Given exercise: Nothing after the line with "width=191pt,minimum height=131pt] (food)" belongs in the copy; extract the lines below from the top through that line, pictures left out.
:::::
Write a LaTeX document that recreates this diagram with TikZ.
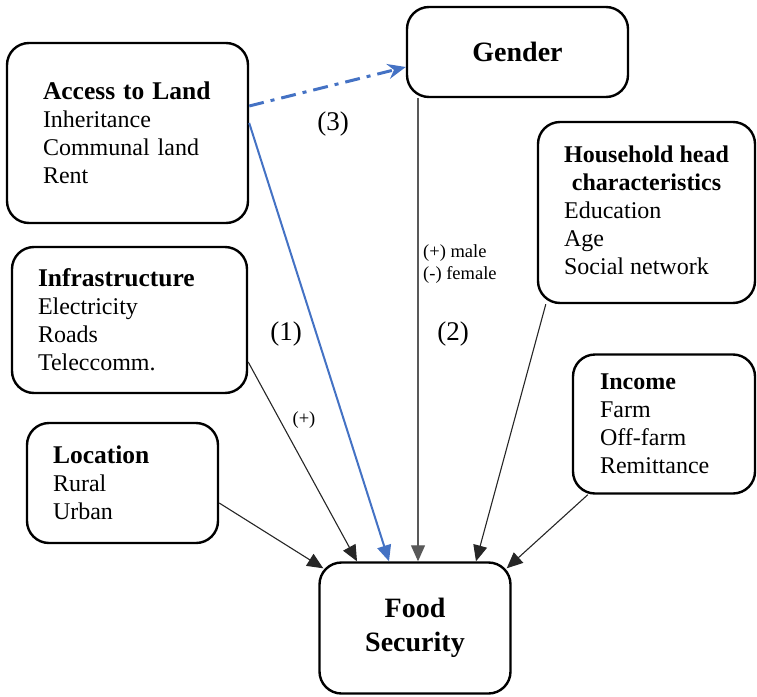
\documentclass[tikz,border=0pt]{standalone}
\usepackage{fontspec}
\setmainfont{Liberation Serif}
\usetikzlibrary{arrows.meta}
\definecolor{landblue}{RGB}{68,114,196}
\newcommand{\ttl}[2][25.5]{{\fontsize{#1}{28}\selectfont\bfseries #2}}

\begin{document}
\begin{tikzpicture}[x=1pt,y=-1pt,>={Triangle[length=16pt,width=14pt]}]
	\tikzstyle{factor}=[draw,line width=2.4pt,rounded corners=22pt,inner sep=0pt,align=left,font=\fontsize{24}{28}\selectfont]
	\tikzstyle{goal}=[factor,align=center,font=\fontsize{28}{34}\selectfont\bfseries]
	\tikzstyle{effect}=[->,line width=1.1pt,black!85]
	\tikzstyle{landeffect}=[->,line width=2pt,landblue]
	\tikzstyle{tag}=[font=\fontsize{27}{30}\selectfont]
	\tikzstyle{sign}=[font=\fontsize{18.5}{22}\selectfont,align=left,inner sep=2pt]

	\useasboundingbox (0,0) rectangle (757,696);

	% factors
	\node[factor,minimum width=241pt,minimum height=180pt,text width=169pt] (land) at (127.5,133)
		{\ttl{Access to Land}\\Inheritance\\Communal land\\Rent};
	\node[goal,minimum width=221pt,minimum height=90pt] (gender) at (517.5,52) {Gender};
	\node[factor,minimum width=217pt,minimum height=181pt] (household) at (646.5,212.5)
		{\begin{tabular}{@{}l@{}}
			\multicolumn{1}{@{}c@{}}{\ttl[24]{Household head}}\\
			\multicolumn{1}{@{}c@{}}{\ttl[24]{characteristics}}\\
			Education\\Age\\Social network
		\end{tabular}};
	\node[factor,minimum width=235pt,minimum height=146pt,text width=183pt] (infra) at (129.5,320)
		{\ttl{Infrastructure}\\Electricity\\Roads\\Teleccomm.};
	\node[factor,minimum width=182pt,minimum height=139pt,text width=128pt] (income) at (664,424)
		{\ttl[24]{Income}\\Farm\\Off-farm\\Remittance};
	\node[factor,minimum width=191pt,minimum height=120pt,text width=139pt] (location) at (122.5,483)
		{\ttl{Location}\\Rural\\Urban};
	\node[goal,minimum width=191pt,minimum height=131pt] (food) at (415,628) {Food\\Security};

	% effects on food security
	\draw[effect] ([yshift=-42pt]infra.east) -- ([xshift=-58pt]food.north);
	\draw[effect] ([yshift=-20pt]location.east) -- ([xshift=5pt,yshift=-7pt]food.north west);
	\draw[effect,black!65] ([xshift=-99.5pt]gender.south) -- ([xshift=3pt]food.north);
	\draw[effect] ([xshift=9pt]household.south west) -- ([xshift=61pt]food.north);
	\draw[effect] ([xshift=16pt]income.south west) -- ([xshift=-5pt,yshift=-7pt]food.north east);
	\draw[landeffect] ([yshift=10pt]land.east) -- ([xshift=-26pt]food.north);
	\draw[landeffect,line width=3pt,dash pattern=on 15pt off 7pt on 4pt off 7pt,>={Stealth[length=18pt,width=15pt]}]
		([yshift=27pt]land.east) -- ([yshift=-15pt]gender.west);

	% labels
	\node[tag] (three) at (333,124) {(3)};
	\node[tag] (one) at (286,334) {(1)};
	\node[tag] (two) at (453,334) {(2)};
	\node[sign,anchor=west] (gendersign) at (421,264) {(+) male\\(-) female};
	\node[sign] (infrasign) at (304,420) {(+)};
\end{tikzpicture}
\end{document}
:::::
Solution to the exercise:
Write a LaTeX document that recreates this diagram with TikZ.
\documentclass[tikz,border=0pt]{standalone}
\usepackage{fontspec}
\setmainfont{Liberation Serif}
\usetikzlibrary{arrows.meta}
\definecolor{landblue}{RGB}{68,114,196}
\newcommand{\ttl}[2][25.5]{{\fontsize{#1}{28}\selectfont\bfseries #2}}

\begin{document}
\begin{tikzpicture}[x=1pt,y=-1pt,>={Triangle[length=16pt,width=14pt]}]
	\tikzstyle{factor}=[draw,line width=2.4pt,rounded corners=22pt,inner sep=0pt,align=left,font=\fontsize{24}{28}\selectfont]
	\tikzstyle{goal}=[factor,align=center,font=\fontsize{28}{34}\selectfont\bfseries]
	\tikzstyle{effect}=[->,line width=1.1pt,black!85]
	\tikzstyle{landeffect}=[->,line width=2pt,landblue]
	\tikzstyle{tag}=[font=\fontsize{27}{30}\selectfont]
	\tikzstyle{sign}=[font=\fontsize{18.5}{22}\selectfont,align=left,inner sep=2pt]

	\useasboundingbox (0,0) rectangle (757,696);

	% factors
	\node[factor,minimum width=241pt,minimum height=180pt,text width=169pt] (land) at (127.5,133)
		{\ttl{Access to Land}\\Inheritance\\Communal land\\Rent};
	\node[goal,minimum width=221pt,minimum height=90pt] (gender) at (517.5,52) {Gender};
	\node[factor,minimum width=217pt,minimum height=181pt] (household) at (646.5,212.5)
		{\begin{tabular}{@{}l@{}}
			\multicolumn{1}{@{}c@{}}{\ttl[24]{Household head}}\\
			\multicolumn{1}{@{}c@{}}{\ttl[24]{characteristics}}\\
			Education\\Age\\Social network
		\end{tabular}};
	\node[factor,minimum width=235pt,minimum height=146pt,text width=183pt] (infra) at (129.5,320)
		{\ttl{Infrastructure}\\Electricity\\Roads\\Teleccomm.};
	\node[factor,minimum width=182pt,minimum height=139pt,text width=128pt] (income) at (664,424)
		{\ttl[24]{Income}\\Farm\\Off-farm\\Remittance};
	\node[factor,minimum width=191pt,minimum height=120pt,text width=139pt] (location) at (122.5,483)
		{\ttl{Location}\\Rural\\Urban};
	\node[goal,minimum width=191pt,minimum height=131pt] (food) at (415,628) {Food\\Security};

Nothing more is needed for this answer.